Most alike to the turbocharged four-pot to be found between the axles of a 4C, the Alpine’s engine sounds waspish and whooshing. The 236lb ft of torque it makes feels like plenty when it fronts up, in responsive fashion even to moderate pedal inputs, from just 2000rpm. From there on out all the way to the engine’s 7000rpm redline, the A110 revs keenly, nicely avoiding the marked deterioration in flexibility you’re expecting of a motor that passes peak power with 1000rpm of the rev range still to go. There’s a metallic, gravelly quality to its tonal performance that isn’t exactly music to the ears but, overlaid with the fizzing and hissing of the car’s turbo, it remains an energetic-sounding audible treat.

Although we missed Alpine’s official acceleration claim for the car on a day dry enough to have given it every chance, that’s perhaps to be expected of something fairly light carrying two occupants and a full tank of fuel (which is how we test every car). Alpine’s claim is for 62mph from rest in 4.5sec. In practice, we saw 0-60mph in 4.7sec, although only once we’d identified the tendency of the car’s transmission to hang onto first gear for slightly too long when in automatic shift mode and during launch control starts, and realised that manual mode is quicker.

For 100mph to come up takes 10.8sec and 30-70mph in fourth gear 6.0sec. So in two ways out of three – and most clearly in terms of in-gear acceleration, which remains really relevant to real-world driving – the A110 is quicker than the 718 Cayman S manual that we performance tested in 2016. Anyone who thinks £50k is too much to ask for one should clearly consider that.

Would we rather it came with a sweet, snickety manual gearbox instead of the creditable but occasionally tardy seven-speed paddle-shifter that Alpine fits? At times, yes – but at other times, the car’s gear ratios (which would likely be differently spread in a six-speed manual) feel perfect for it. The point is that this really isn’t a car that’s backwards in coming forwards to engage its driver.



Even if your brain has already processed what separates this A110 from its famous Michelotti-penned forebear (the switch from a rear-engined to a mid-engined mechanical layout), your backside may beg to differ as you get used to the car’s gait and ride characteristics on the road.

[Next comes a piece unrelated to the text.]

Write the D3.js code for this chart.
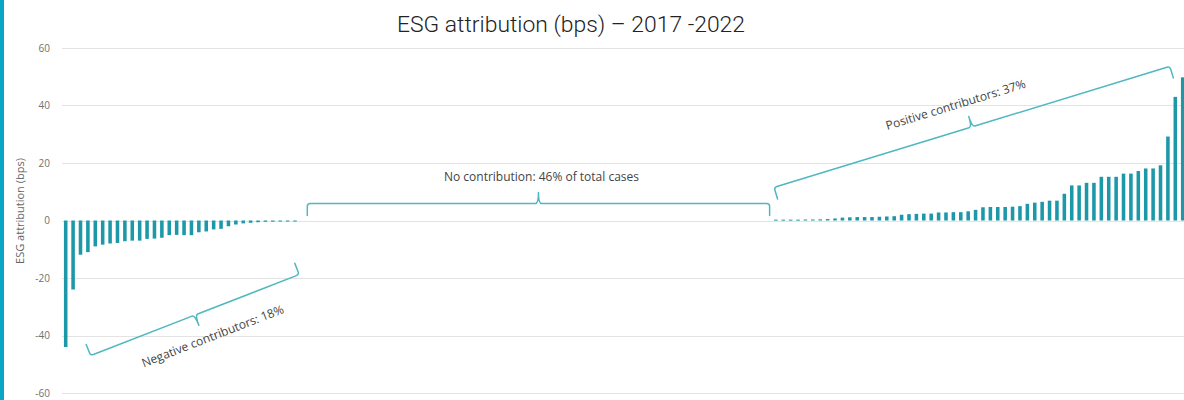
<!DOCTYPE html>
<html>
<head>
<meta charset="utf-8">
<script src="https://cdn.jsdelivr.net/npm/d3@7"></script>
<style>
  html, body { margin: 0; padding: 0; background: #fff; }
  svg { display: block; }
</style>
</head>
<body>
<svg id="chart" width="1184" height="400"></svg>
<script>
// ---- data ----
const negativeValues = [-44, -24, -11.9, -11, -9, -8.4, -8, -7.8, -7.2, -7, -7, -6.4, -6.3, -6, -5.1, -5.0,
  -5.1, -5.1, -4.1, -3.8, -3.1, -2.9, -2, -1.4, -1.0, -0.8, -0.6, -0.45, -0.4, -0.35, -0.35, -0.3];
const neutralValues = [0,0,0,0,0,0,0,0,0,0,0,0,0,0,0,0, 0,0,0,0,0,0,0,0,0,0,0,0,0,0,0,0,
  0,0,0,0,0,0,0,0,0,0,0,0,0,0,0,0, 0,0,0,0,0,0,0,0,0,0,0,0,0,0,0,0];
const positiveValues = [0.3, 0.3, 0.3, 0.3, 0.35, 0.35, 0.4, 0.5, 0.7, 1.0, 1.1, 1.2, 1.2, 1.2, 1.3, 1.4,
  1.5, 2.0, 2.2, 2.3, 2.4, 2.4, 2.8, 2.8, 2.9, 2.9, 3.2, 3.7, 4.6, 4.7, 4.7, 4.7,
  4.8, 5.0, 5.8, 6.2, 6.5, 6.9, 6.9, 9.3, 12.2, 12.2, 13.1, 13.1, 15.2, 15.2, 15.2, 16.3,
  16.3, 17.2, 18.1, 18.1, 19.2, 29.2, 43, 49.8];
const yTicks = [60, 40, 20, 0, -20, -40, -60];
const titleText = "ESG attribution (bps) \u2013 2017 -2022";
const yLabel = "ESG attribution (bps)";
const annotations = [
  { label: "Negative contributors: 18%", i0: 3.6, v0: -47, i1: 31.8, v1: -18.8, side: "below", off: 27, along: 9 },
  { label: "No contribution: 46% of total cases", i0: 32.9, v0: 5.9, i1: 95.4, v1: 5.9, side: "above", off: 26, along: 3 },
  { label: "Positive contributors: 37%", i0: 96.0, v0: 11.5, i1: 149.5, v1: 53.6, side: "above", off: 25, along: -9 }
];

// ---- layout ----
const svg = d3.select("#chart");
const W = 1184, H = 400;
const values = negativeValues.concat(neutralValues, positiveValues);
const data = values.map((v, i) => ({ i, v }));

const x = d3.scaleBand()
  .domain(d3.range(values.length))
  .range([62, 1186.4])
  .paddingInner(0.52)
  .paddingOuter(0.26);
const y = d3.scaleLinear().domain([-60, 60]).range([393, 48]);

const barColor = "#1d98a9";
const bracketColor = "#4fb7c1";

// left border strip
svg.append("rect").attr("x", 0).attr("y", 0).attr("width", 4).attr("height", H).attr("fill", "#0ba6c6");

// gridlines
svg.append("g")
  .selectAll("line")
  .data(yTicks)
  .join("line")
  .attr("x1", 62).attr("x2", W)
  .attr("y1", d => Math.round(y(d)) + 0.5).attr("y2", d => Math.round(y(d)) + 0.5)
  .attr("stroke", "#e3e3e3").attr("stroke-width", 1);

// y axis labels via d3 axis
const yAxis = d3.axisLeft(y).tickValues(yTicks).tickSize(0).tickPadding(0).tickFormat(d3.format("d"));
const gy = svg.append("g").attr("transform", "translate(50,0)").call(yAxis);
gy.select(".domain").remove();
gy.selectAll("text")
  .attr("fill", "#707070")
  .style("font-family", "'Open Sans', sans-serif")
  .style("font-size", "10px")
  .text(d => d < 0 ? "-" + Math.abs(d) : d);

// y axis title
svg.append("text")
  .attr("transform", "translate(24,211) rotate(-90)")
  .attr("text-anchor", "middle")
  .attr("fill", "#666")
  .style("font-family", "'Open Sans', sans-serif")
  .style("font-size", "11px")
  .text(yLabel);

// title
svg.append("text")
  .attr("x", 571).attr("y", 32)
  .attr("text-anchor", "middle")
  .attr("fill", "#222")
  .style("font-family", "Roboto, sans-serif")
  .style("font-weight", "300")
  .style("font-size", "22px")
  .attr("textLength", 348)
  .attr("lengthAdjust", "spacingAndGlyphs")
  .text(titleText);

// bars
svg.append("g")
  .selectAll("rect")
  .data(data.filter(d => d.v !== 0))
  .join("rect")
  .attr("x", d => x(d.i))
  .attr("width", x.bandwidth())
  .attr("y", d => Math.min(y(d.v), y(0)))
  .attr("height", d => Math.max(1, Math.abs(y(d.v) - y(0))))
  .attr("fill", barColor);

// brackets
const step = x.step();
const px = idx => x(0) + idx * step;
annotations.forEach(a => {
  const p0 = [px(a.i0), y(a.v0)];
  const p1 = [px(a.i1), y(a.v1)];
  const dx = p1[0] - p0[0], dy = p1[1] - p0[1];
  const len = Math.hypot(dx, dy);
  const ux = dx / len, uy = dy / len;
  let nx = -uy, ny = ux;
  if (ny < 0) { nx = -nx; ny = -ny; }
  const hs = a.side === "below" ? -1 : 1;
  const hook = 12, tick = 11;
  const h0 = [p0[0] + hs * nx * hook, p0[1] + hs * ny * hook];
  const h1 = [p1[0] + hs * nx * hook, p1[1] + hs * ny * hook];
  const m = [(p0[0] + p1[0]) / 2, (p0[1] + p1[1]) / 2];
  const t = [m[0] - hs * nx * tick, m[1] - hs * ny * tick];
  const c = 3;
  const path = d3.path();
  path.moveTo(h0[0], h0[1]);
  path.lineTo(p0[0] + hs * nx * c, p0[1] + hs * ny * c);
  path.quadraticCurveTo(p0[0], p0[1], p0[0] + ux * c, p0[1] + uy * c);
  path.lineTo(m[0] - ux * c, m[1] - uy * c);
  path.quadraticCurveTo(m[0], m[1], t[0], t[1]);
  path.moveTo(t[0], t[1]);
  path.quadraticCurveTo(m[0], m[1], m[0] + ux * c, m[1] + uy * c);
  path.lineTo(p1[0] - ux * c, p1[1] - uy * c);
  path.quadraticCurveTo(p1[0], p1[1], p1[0] + hs * nx * c, p1[1] + hs * ny * c);
  path.lineTo(h1[0], h1[1]);
  svg.append("path")
    .attr("d", path.toString())
    .attr("fill", "none")
    .attr("stroke", bracketColor)
    .attr("stroke-width", 1.5)
    .attr("stroke-linecap", "round");

  const angle = Math.atan2(dy, dx) * 180 / Math.PI;
  const tx = m[0] - hs * nx * a.off + ux * a.along, ty = m[1] - hs * ny * a.off + uy * a.along;
  svg.append("text")
    .attr("transform", `translate(${tx},${ty}) rotate(${angle})`)
    .attr("text-anchor", "middle")
    .attr("dominant-baseline", "middle")
    .attr("fill", "#444")
    .style("font-family", "'Open Sans', sans-serif")
    .style("font-size", "12px")
    .text(a.label);
});
</script>
</body>
</html>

That’s because there’s an unusual sense of softness about the A110’s rear axle springing that plays a large part in defining how it corners, how it rides and how it behaves on the limit of grip. It’s at once highly unusual in a sports car and, as we’ll explain, lends the A110 a truly distinguishing dynamic character. If you didn’t know better, you’d swear a rearwards engine location could be the only thing to explain the car’s defining trait: that it seems to take sweeping corners more like an Ariel Nomad than anything else, leaning on its outside tyres with the confidence and balance of an elegant speed skater, and steering as much from the rear axle as it does from the front.

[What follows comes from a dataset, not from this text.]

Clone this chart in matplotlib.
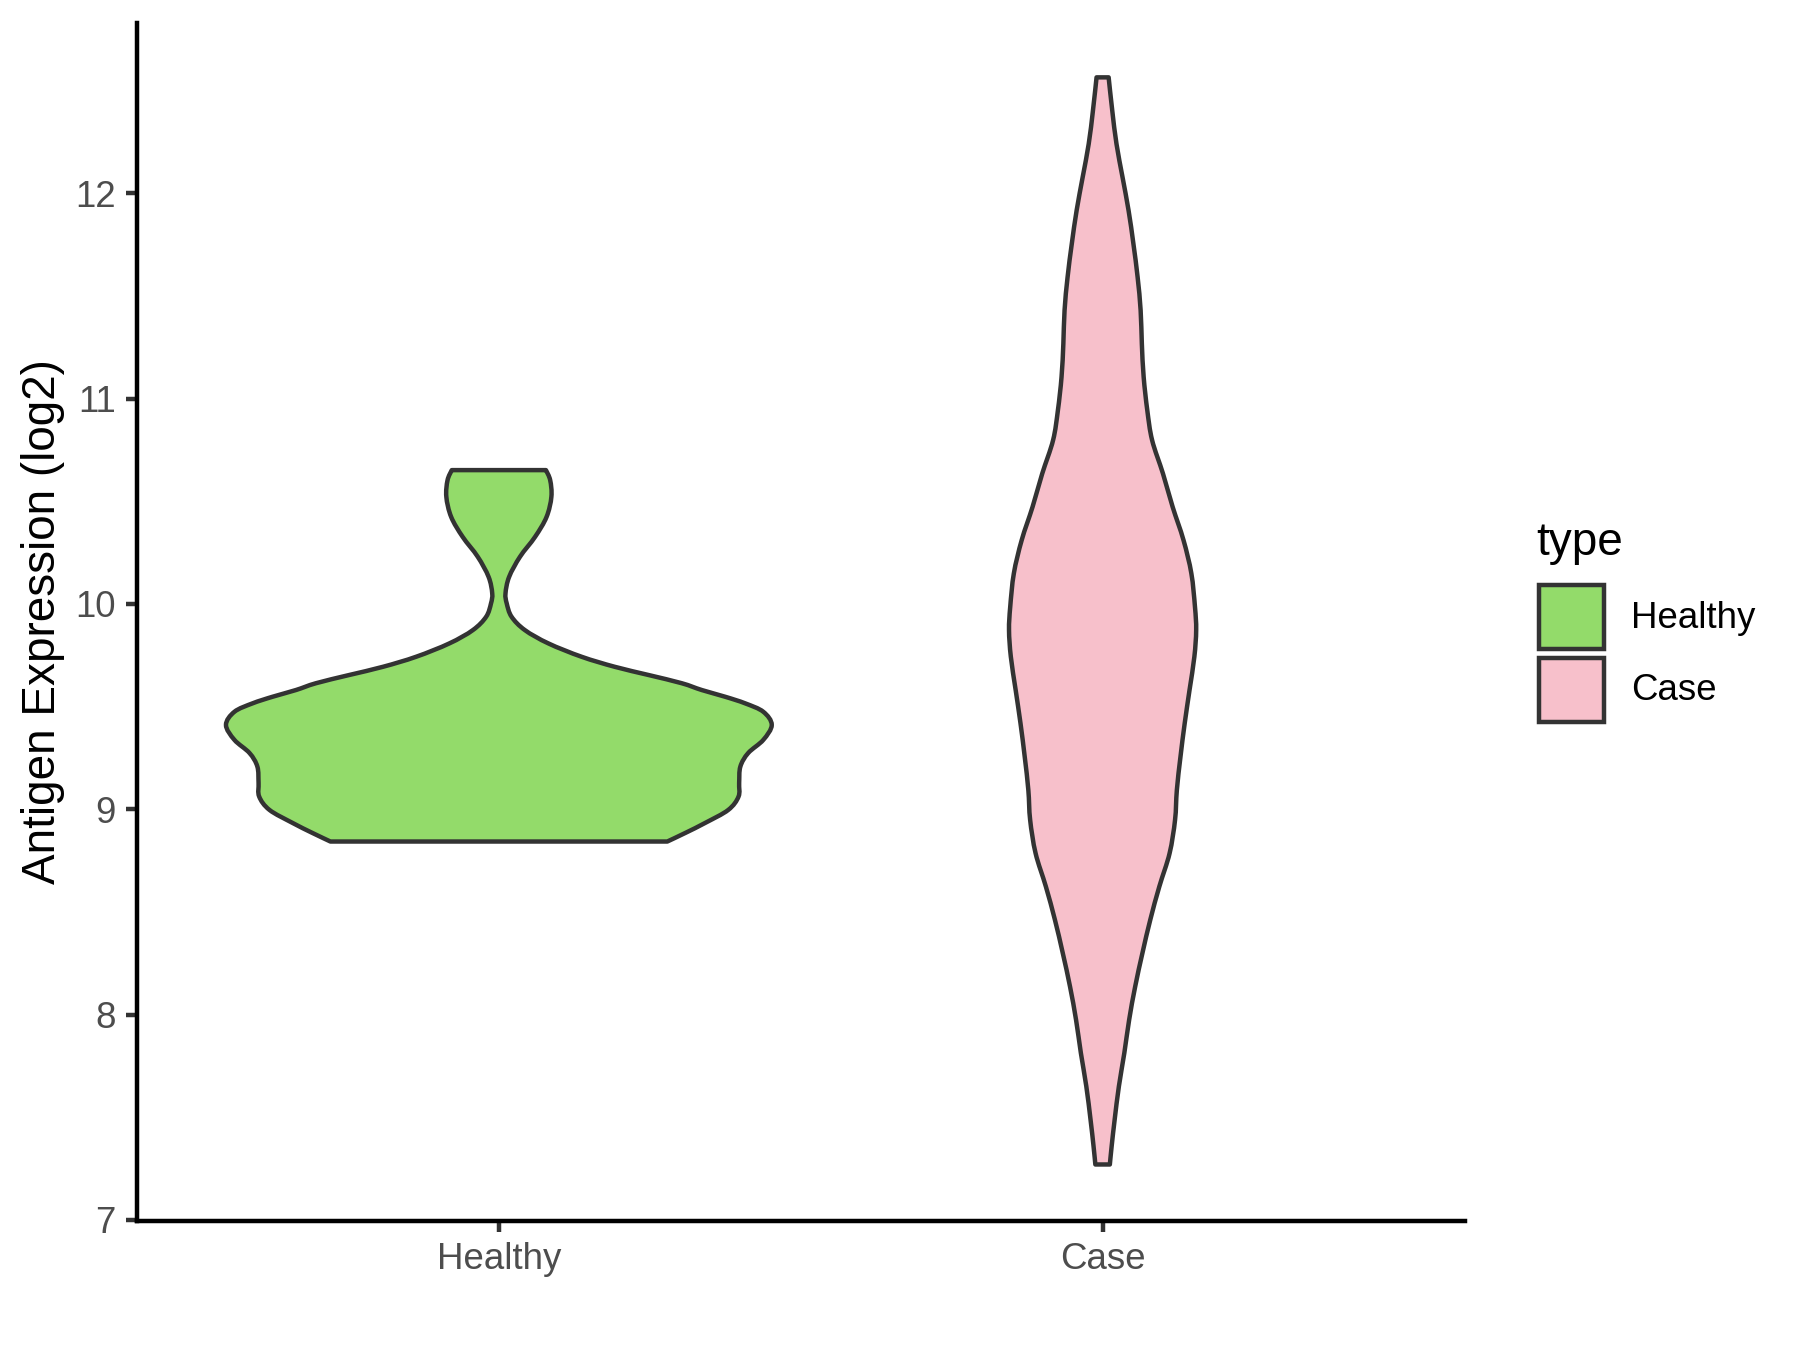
import matplotlib
matplotlib.use("Agg")
import matplotlib.pyplot as plt
from matplotlib.patches import Rectangle, PathPatch
from matplotlib.path import Path
import numpy as np

plt.rcParams['font.family'] = ['Liberation Sans', 'DejaVu Sans']

# categories and fill colours
groups = ['Healthy', 'Case']
colors = ['#93DB6A', '#F7C0CB']
edge = '#333333'

# violin outlines: y value and half width (category units)
healthy_y = [8.843, 8.885, 8.934, 8.997, 9.062, 9.128, 9.208, 9.274, 9.338, 9.411,
             9.475, 9.516, 9.548, 9.581, 9.614, 9.654, 9.694, 9.743, 9.808, 9.873,
             9.938, 10.003, 10.052, 10.132, 10.230, 10.327, 10.424, 10.522, 10.603,
             10.652]
healthy_w = [0.279, 0.309, 0.342, 0.380, 0.397, 0.398, 0.400, 0.413, 0.438, 0.452,
             0.438, 0.408, 0.375, 0.336, 0.303, 0.248, 0.192, 0.137, 0.082, 0.043,
             0.021, 0.013, 0.011, 0.017, 0.035, 0.060, 0.079, 0.087, 0.085,
             0.078]

case_y = [7.270, 7.359, 7.489, 7.651, 7.813, 7.975, 8.137, 8.300, 8.462, 8.624,
          8.786, 8.948, 9.094, 9.256, 9.419, 9.581, 9.743, 9.873, 9.986, 10.149,
          10.311, 10.473, 10.635, 10.798, 10.944, 11.106, 11.268, 11.430, 11.592,
          11.755, 11.917, 12.079, 12.241, 12.403, 12.565]
case_w = [0.012, 0.015, 0.020, 0.027, 0.036, 0.044, 0.054, 0.066, 0.079, 0.094,
          0.111, 0.120, 0.123, 0.129, 0.136, 0.144, 0.152, 0.155, 0.153, 0.147,
          0.134, 0.116, 0.100, 0.082, 0.074, 0.068, 0.065, 0.063, 0.058,
          0.051, 0.043, 0.033, 0.023, 0.016, 0.010]

y_ticks = [7, 8, 9, 10, 11, 12]


def smooth_side(pts):
    # bezier control points through the read points (catmull-rom style)
    verts, codes = [], []
    n = len(pts)
    for k in range(n - 1):
        p0 = pts[max(k - 1, 0)]
        p1 = pts[k]
        p2 = pts[k + 1]
        p3 = pts[min(k + 2, n - 1)]
        c1 = p1 + (p2 - p0) / 6.0
        c2 = p2 - (p3 - p1) / 6.0
        verts += [c1, c2, p2]
        codes += [Path.CURVE4] * 3
    return verts, codes


def violin_path(pos, ys, ws):
    ys = np.array(ys)
    ws = np.array(ws)
    left = np.column_stack([pos - ws, ys])            # bottom -> top
    right = np.column_stack([pos + ws, ys])[::-1]     # top -> bottom
    verts = [left[0]]
    codes = [Path.MOVETO]
    v, c = smooth_side(left)
    verts += v
    codes += c
    verts.append(right[0])
    codes.append(Path.LINETO)
    v, c = smooth_side(right)
    verts += v
    codes += c
    verts.append(left[0])
    codes.append(Path.CLOSEPOLY)
    return Path(verts, codes)


fig = plt.figure(figsize=(6, 4.5), dpi=300)
ax = fig.add_axes([0.0759, 0.0956, 0.7379, 0.8874])

profiles = [(healthy_y, healthy_w), (case_y, case_w)]
for i, (ys, ws) in enumerate(profiles):
    patch = PathPatch(violin_path(i, ys, ws), facecolor=colors[i],
                      edgecolor=edge, linewidth=1.07, joinstyle='round')
    ax.add_patch(patch)

ax.set_xlim(-0.6, 1.6)
ax.set_ylim(6.995, 12.83)
ax.set_xticks(range(len(groups)))
ax.set_xticklabels(groups)
ax.set_yticks(y_ticks)

for s in ['top', 'right']:
    ax.spines[s].set_visible(False)
for s in ['left', 'bottom']:
    ax.spines[s].set_linewidth(1.07)
    ax.spines[s].set_color('black')

ax.tick_params(axis='both', length=2.75, width=1.07, color=edge,
               labelsize=8.8, labelcolor='#4D4D4D', pad=2.2)
ax.set_ylabel('Antigen Expression (log2)', fontsize=11, color='black', labelpad=2.5)

# legend drawn by hand to match the ggplot layout
W, H = 1800.0, 1350.0
fig.text(1536 / W, 1 - 555 / H, 'type', fontsize=11, ha='left', va='baseline')
key_tops = [585, 657.5]
for i, g in enumerate(groups):
    top = key_tops[i]
    fig.add_artist(Rectangle((1539 / W, 1 - (top + 64) / H), 65 / W, 64 / H,
                             transform=fig.transFigure, facecolor=colors[i],
                             edgecolor=edge, linewidth=1.07))
    fig.text(1631 / W, 1 - (top + 33) / H, g, fontsize=8.8, ha='left',
             va='center')

fig.savefig('out.png', dpi=300)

Truth be told, the A110 feels softer-riding at both ends than you expect it to be. Just as promised, the firm has delivered a car with a sufficiently low centre of gravity that it clearly doesn’t depend on particularly firm or short suspension springing for grip or handling response. Although it feels as direct and naturally agile on turn-in as just about anything on the larger side of a Caterham Seven, it’s also quite supple over bumps and at low speeds. Damper control isn’t as close or ultimately as sophisticated as, say, an adaptively damped Cayman’s is and body control isn’t as flat, either. But both are brilliantly honest telltales of how much grip and composure this car has left on any great stretch of B-road; and, from such a simple and effective driver’s car, you’ll want for little more.

Alpine’s decision to go with electromechanical power steering, when rivals make unassisted racks work, would have been a contentious one. At times, the car’s steering rim does seem the merest bit too light and doesn’t have the vivid contact-patch feel you’d like at low speeds, although it weights up well as you go faster.

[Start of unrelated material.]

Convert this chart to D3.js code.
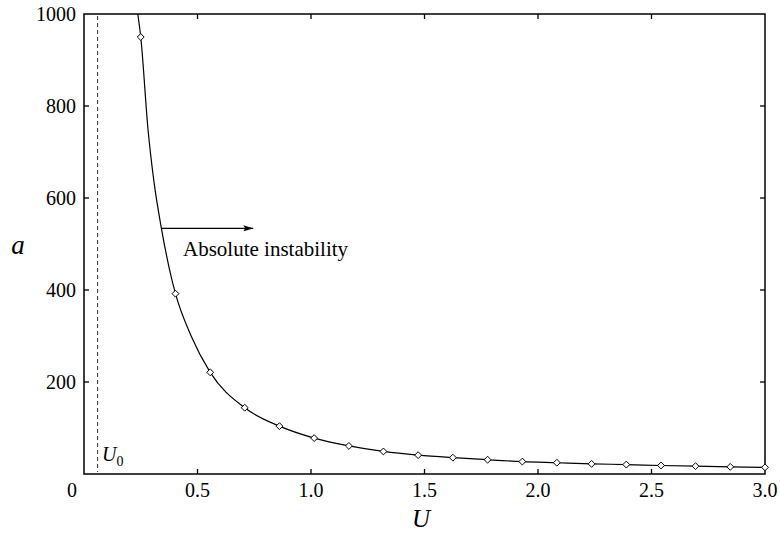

But in order to make the A110’s steering work at the gearing Alpine clearly wanted (just 2.2 turns lock to lock) and through a wheel that’s fairly small in diameter, you can’t help but conclude that power assistance was the right compromise. With the possible exception of variable gearing that quickens a little bit too aggressively at the extremes of the rack’s travel, so much about the way this car steers is outstandingly good: its pace, weight, positivity and ability to filter out a bit of bump steer, when needed. Moreover, compared with the unassisted rack of a 4C, you’d choose this every time.

It isn’t backwards at coming forwards to engage its driver



Our limited-run A110 Première Edition test vehicle came with a price of £51,805, making it only £48 less expensive than a standard 718 Cayman S. That sum buys you features such as 18in Otto Fuchs alloy wheels shod in Michelin Pilot Sport 4 tyres, rear parking sensors, a lightweight Focal sound system and a 7.0in touchscreen infotainment system that includes sat-nav and Bluetooth connectivity, and lightweight Sabelt fixed bucket seats. However, as all 1955 examples of this launch model have already been sold, prospective customers will have to wait for the less expensive – although as yet unpriced – A110 Pure and Légende to arrive on stream before they can secure a car. And they should expect demand for them to stay hot for some time.

Understandably, the A110’s fuel economy will vary depending on how enthusiastically it is driven. During performance testing, we recorded 17.9mpg, and on an extended 70mph touring trip, the car returned a very respectable 45.6mpg. Our total test average of 28.5mpg, accounting for the Alpine’s 45-litre fuel tank, means you can expect a real-world range of at least 282 miles between fills – and quite possibly one beginning with a four when you drive conservatively.

From a depreciation standpoint, our experts predict the top-flight Alpine will retain 55% of its value after 36 months of ownership and 36,000 miles. By comparison, a Cayman S should hold on to 60% over the same time period.